#### Data block

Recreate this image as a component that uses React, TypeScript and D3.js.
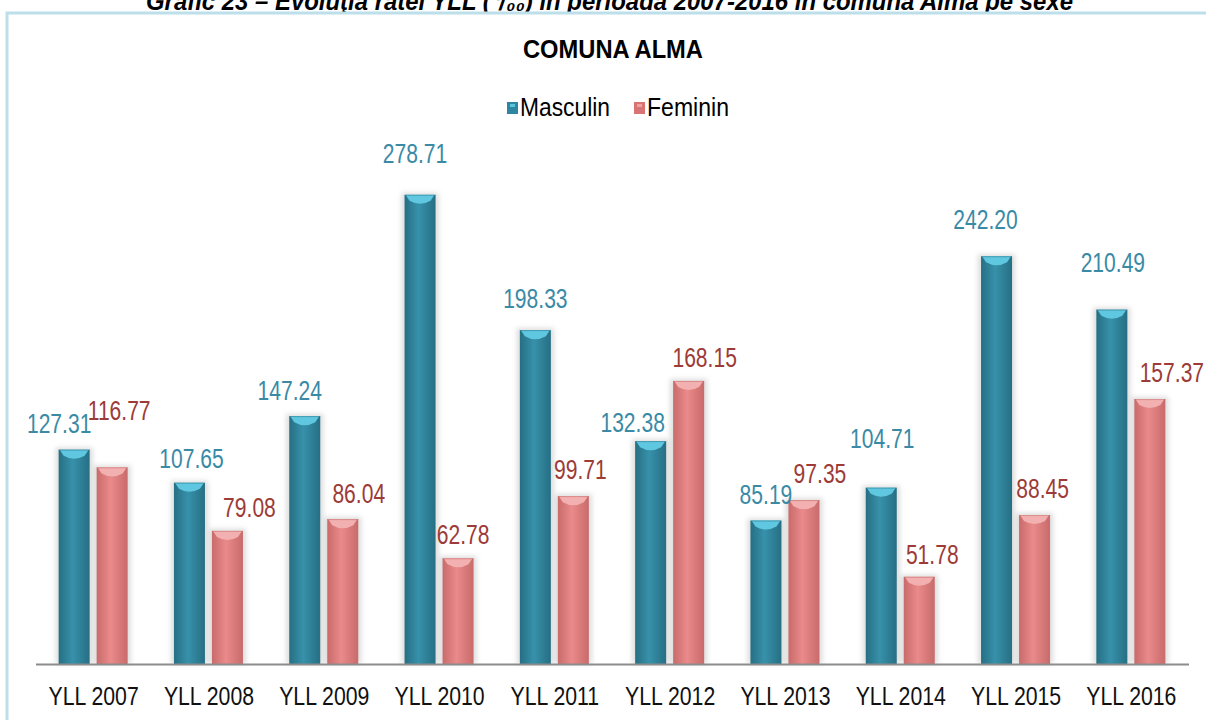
import React, { useEffect, useRef } from 'react';
import * as d3 from 'd3';

const years = ['YLL 2007', 'YLL 2008', 'YLL 2009', 'YLL 2010', 'YLL 2011', 'YLL 2012', 'YLL 2013', 'YLL 2014', 'YLL 2015', 'YLL 2016'];
const masculin = [127.31, 107.65, 147.24, 278.71, 198.33, 132.38, 85.19, 104.71, 242.2, 210.49];
const feminin = [116.77, 79.08, 86.04, 62.78, 99.71, 168.15, 97.35, 51.78, 88.45, 157.37];
const seriesNames = ['Masculin', 'Feminin'];

// hand placed data labels (offsets from the default spot above each bar)
const mLabelDx = [-15, 2, -15, -5, 0, -18, 0, 1, -11, 1];
const mLabelGap = [17, 15, 16, 32, 22, 9, 17, 40, 27, 38];
const fLabelDx = [7, 22, 16, 5, 7, 16, 16, 13, 8, 22];
const fLabelGap = [47, 14, 16, 14, 17, 14, 17, 13, 17, 17];

const FONT = '"Liberation Sans", Arial, sans-serif';

function App() {
  const ref = useRef<SVGSVGElement>(null);

  useEffect(() => {
    const svg = d3.select(ref.current);
    svg.selectAll('*').remove();

    const W = 1206;
    const H = 720;
    const left = 36;
    const right = 1189;
    const base = 664;

    const defs = svg.append('defs');
    const mkGrad = (id: string, edge: string, mid: string) => {
      const g = defs.append('linearGradient').attr('id', id).attr('x1', 0).attr('x2', 1).attr('y1', 0).attr('y2', 0);
      g.append('stop').attr('offset', '0%').attr('stop-color', edge);
      g.append('stop').attr('offset', '45%').attr('stop-color', mid);
      g.append('stop').attr('offset', '100%').attr('stop-color', edge);
    };
    mkGrad('gm', '#266f84', '#3791aa');
    mkGrad('gf', '#c96b6b', '#ea8a8a');
    const blur = defs.append('filter').attr('id', 'sh').attr('x', '-30%').attr('y', '-10%').attr('width', '160%').attr('height', '120%');
    blur.append('feGaussianBlur').attr('stdDeviation', 2.5);

    // narrow-looking text: scaled horizontally around its anchor
    const narrow = (g: any, tx: number, ty: number, txt: string, size: number, sx: number, anchor = 'middle') =>
      g.append('text')
        .attr('transform', `translate(${tx},${ty}) scale(${sx},1)`)
        .attr('text-anchor', anchor)
        .attr('font-family', FONT)
        .attr('font-size', size)
        .text(txt);

    // caption (cut off at the top of the page)
    svg.append('text')
      .attr('x', 146).attr('y', 10)
      .attr('textLength', 927).attr('lengthAdjust', 'spacingAndGlyphs')
      .attr('font-family', FONT).attr('font-size', 25).attr('font-weight', 'bold').attr('font-style', 'italic')
      .text('Grafic 23 – Evoluţia ratei YLL (⁰/₀₀) în perioada 2007-2016 în comuna Alma pe sexe');

    // frame
    svg.append('rect')
      .attr('x', 7).attr('y', 13).attr('width', W + 20).attr('height', H + 20)
      .attr('fill', 'white').attr('stroke', '#bcdfe9').attr('stroke-width', 3);

    svg.append('text')
      .attr('x', 523).attr('y', 58)
      .attr('textLength', 180).attr('lengthAdjust', 'spacingAndGlyphs')
      .attr('font-family', FONT).attr('font-size', 25).attr('font-weight', 'bold')
      .text('COMUNA ALMA');

    // legend
    const legend = [
      { name: seriesNames[0], x: 507, len: 90, fill: '#2e86a0', cap: '#5cc4dc' },
      { name: seriesNames[1], x: 634, len: 82, fill: '#d97474', cap: '#eea3a3' },
    ];
    legend.forEach((l) => {
      svg.append('rect').attr('x', l.x).attr('y', 102).attr('width', 11).attr('height', 12).attr('fill', l.fill);
      svg.append('rect').attr('x', l.x + 3).attr('y', 104).attr('width', 5).attr('height', 3).attr('fill', l.cap);
      svg.append('text')
        .attr('x', l.x + 13).attr('y', 116)
        .attr('textLength', l.len).attr('lengthAdjust', 'spacingAndGlyphs')
        .attr('font-family', FONT).attr('font-size', 25)
        .text(l.name);
    });

    const x = d3.scaleBand().domain(years).range([left, right]);
    const y = d3.scaleLinear().domain([0, 300]).range([base, base - 505]);

    const bw = 31;
    const series = [
      { values: masculin, off: -35, grad: 'url(#gm)', cap: '#5fc7df', capEdge: '#2a7d95', label: '#3a8aa6', dx: mLabelDx, gap: mLabelGap },
      { values: feminin, off: 3, grad: 'url(#gf)', cap: '#f3b0b0', capEdge: '#c46868', label: '#9c3b37', dx: fLabelDx, gap: fLabelGap },
    ];

    const bars = svg.append('g');
    series.forEach((s) => {
      years.forEach((yr, i) => {
        const cx = x(yr)! + x.bandwidth() / 2;
        const x0 = cx + s.off;
        const top = y(s.values[i]);
        bars.append('rect')
          .attr('x', x0 - 3).attr('y', top - 2).attr('width', bw + 6).attr('height', base - top + 2)
          .attr('fill', '#bbbbbb').attr('opacity', 0.5).attr('filter', 'url(#sh)');
        bars.append('rect')
          .attr('x', x0).attr('y', top).attr('width', bw).attr('height', base - top)
          .attr('fill', s.grad);
        // bevelled top
        bars.append('path')
          .attr('d', `M${x0 + 1},${top} L${x0 + bw - 1},${top} L${x0 + bw - 5},${top + 6} Q${x0 + bw / 2},${top + 12} ${x0 + 5},${top + 6} Z`)
          .attr('fill', s.cap);
        bars.append('line')
          .attr('x1', x0).attr('x2', x0 + bw).attr('y1', top + 0.5).attr('y2', top + 0.5)
          .attr('stroke', s.capEdge).attr('stroke-width', 1).attr('opacity', 0.5);
      });
    });

    const labels = svg.append('g');
    series.forEach((s) => {
      years.forEach((yr, i) => {
        const cx = x(yr)! + x.bandwidth() / 2 + s.off + bw / 2 + s.dx[i];
        const top = y(s.values[i]);
        narrow(labels, cx, top - s.gap[i], s.values[i].toFixed(2), 27, 0.78)
          .attr('fill', s.label);
      });
    });

    // axis
    svg.append('line')
      .attr('x1', left).attr('x2', right).attr('y1', base + 0.5).attr('y2', base + 0.5)
      .attr('stroke', '#8c8c8c').attr('stroke-width', 2);

    const cats = svg.append('g');
    years.forEach((d) => {
      narrow(cats, x(d)! + x.bandwidth() / 2, 705, d, 25, 0.85).attr('fill', '#111');
    });
  }, []);

  return (
    <svg
      ref={ref}
      width={1206}
      height={720}
      style={{ position: 'fixed', left: 0, top: 0, background: 'white' }}
    />
  );
}

export default App;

########

▶ Task directions
Starting at the first line of the material, output exactly the lines up to and including the one with "const seriesNames = ['Masculin', 'Feminin'];". Do not include the pictures.

▶ Final answer
Recreate this image as a component that uses React, TypeScript and D3.js.
import React, { useEffect, useRef } from 'react';
import * as d3 from 'd3';

const years = ['YLL 2007', 'YLL 2008', 'YLL 2009', 'YLL 2010', 'YLL 2011', 'YLL 2012', 'YLL 2013', 'YLL 2014', 'YLL 2015', 'YLL 2016'];
const masculin = [127.31, 107.65, 147.24, 278.71, 198.33, 132.38, 85.19, 104.71, 242.2, 210.49];
const feminin = [116.77, 79.08, 86.04, 62.78, 99.71, 168.15, 97.35, 51.78, 88.45, 157.37];
const seriesNames = ['Masculin', 'Feminin'];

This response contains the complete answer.